In Their Shoes
Caring for tiny patients and their families in Texas Children’s Hospital’s neurosurgery unit is something Laura Soto says she’s not quite ready to give up. A graduate of San Jacinto College’s CNA (certified nursing assistant), LVN (licensed vocational nursing) and LVN/ Paramedic transition to ADN (associate degree nursing) programs, Soto’s foundation in nursing led her to discovering her ultimate passion - teaching nurses.
“Teaching is a great middle ground for nurses,” she said. “You’re still helping people, just in a different way. There’s a lot of psychosocial and emotional components you have to incorporate in order to provide the best care for your patient. Bedside nursing is such an integral function of successful patient care, and that’s something I emphasize to my students in the classroom and in their clinicals.”
Having stood in the same shoes as her ADN students, Soto uses that to her advantage. “I have more insight on what they’re meant to get out of this program, so I make sure they’re getting the most out of their educational investment.”

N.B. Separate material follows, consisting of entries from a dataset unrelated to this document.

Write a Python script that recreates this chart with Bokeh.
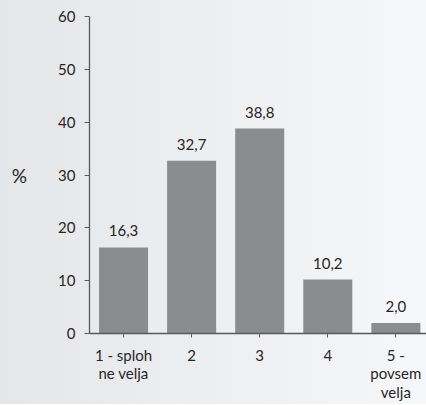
from bokeh.plotting import figure
from bokeh.models import ColumnDataSource, FixedTicker, Range1d
from bokeh.core.properties import value
from bokeh.embed import file_html
from bokeh.resources import INLINE

# Share of answers per scale point (%)
categories = ["1 - sploh\nne velja", "2", "3", "4", "5 -\npovsem\nvelja"]
positions = [1, 2, 3, 4, 5]
shares = [16.3, 32.7, 38.8, 10.2, 2.0]
share_labels = ["16,3", "32,7", "38,8", "10,2", "2,0"]
y_ticks = [0, 10, 20, 30, 40, 50, 60]

FONT = "Lato"
TEXT = "#262626"
AXIS = "#5a5a5a"
BAR = "#8b8c90"

src = ColumnDataSource(dict(x=positions, top=shares, lab=share_labels))

p = figure(
    frame_width=337, frame_height=317,
    output_backend="svg", toolbar_location=None,
    x_range=Range1d(0.5, 5.45), y_range=Range1d(0, 60),
    min_border_left=89, min_border_right=0,
    min_border_top=16, min_border_bottom=0,
)
p.border_fill_color = None
p.background_fill_color = None
p.styles = {"background-image": "linear-gradient(to right, #e5e6e8, #f6f7f8)"}
p.outline_line_color = None
p.grid.visible = False

p.vbar(x="x", top="top", width=0.72, bottom=0, source=src,
       fill_color=BAR, line_color=None)

p.text(x="x", y="top", text="lab", source=src,
       text_align="center", text_baseline="bottom", y_offset=-11,
       text_font=value(FONT), text_font_size="15px", text_color=TEXT)

# y axis
ya = p.yaxis[0]
ya.ticker = FixedTicker(ticks=y_ticks)
ya.axis_line_color = AXIS
ya.axis_line_width = 1.3
ya.major_tick_line_color = AXIS
ya.major_tick_in = 0
ya.major_tick_out = 5
ya.minor_tick_line_color = None
ya.major_label_standoff = 9
ya.major_label_text_font = FONT
ya.major_label_text_font_size = "15px"
ya.major_label_text_color = TEXT
ya.axis_label = "%"
ya.axis_label_orientation = "horizontal"
ya.axis_label_standoff = 28
ya.axis_label_text_font = FONT
ya.axis_label_text_font_size = "19px"
ya.axis_label_text_font_style = "normal"
ya.axis_label_text_color = TEXT

# x axis
xa = p.xaxis[0]
xa.ticker = FixedTicker(ticks=positions)
xa.major_label_overrides = {pos: cat for pos, cat in zip(positions, categories)}
xa.axis_line_color = AXIS
xa.axis_line_width = 1.3
xa.major_tick_line_color = AXIS
xa.major_tick_in = 0
xa.major_tick_out = 4
xa.minor_tick_line_color = None
xa.major_label_standoff = 8
xa.major_label_text_font = FONT
xa.major_label_text_font_size = "15px"
xa.major_label_text_color = TEXT
xa.major_label_text_line_height = 1.05

open("out.html", "w").write(file_html(p, INLINE))
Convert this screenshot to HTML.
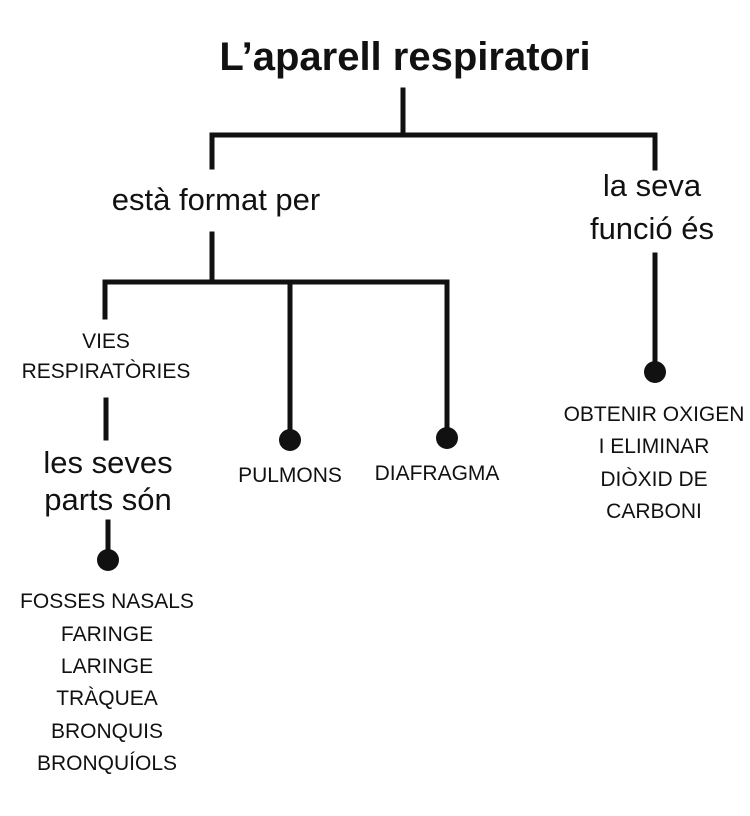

As a practicing pediatric neurology nurse, Soto added that being aware of the city’s rich diversity also serves as a great training ground for nurses. “Since Houston is one of the most diverse cities in the country, chances are your patients will come from many different cultures. You have to be willing to respect and adapt to that. There’s something new and interesting to learn every day.”
Emily Choate and Amber Tyler demonstrate that women can excel in the male-dominated welding industry. The education and career paths of the two are remarkably similar.
Both earned welding associate degrees from San Jacinto College and now work as full-time welding instructors for the College. They both had successful welding careers before returning to their alma mater to teach. The “dynamic duo” of San Jac Certified graduates describe the benefits they find the most rewarding.
“To me, welding is like going to the gym,” said Choate. “Yes, it is work, but when you get done, you feel good about what you accomplished.”
Tyler says women have certain traits that can help them to excel as welders. “Women are good at communication, have a lot of patience, and tend to have an eye for detail,” she said. “Those qualities are important for anyone who wants to consistently make quality welds.”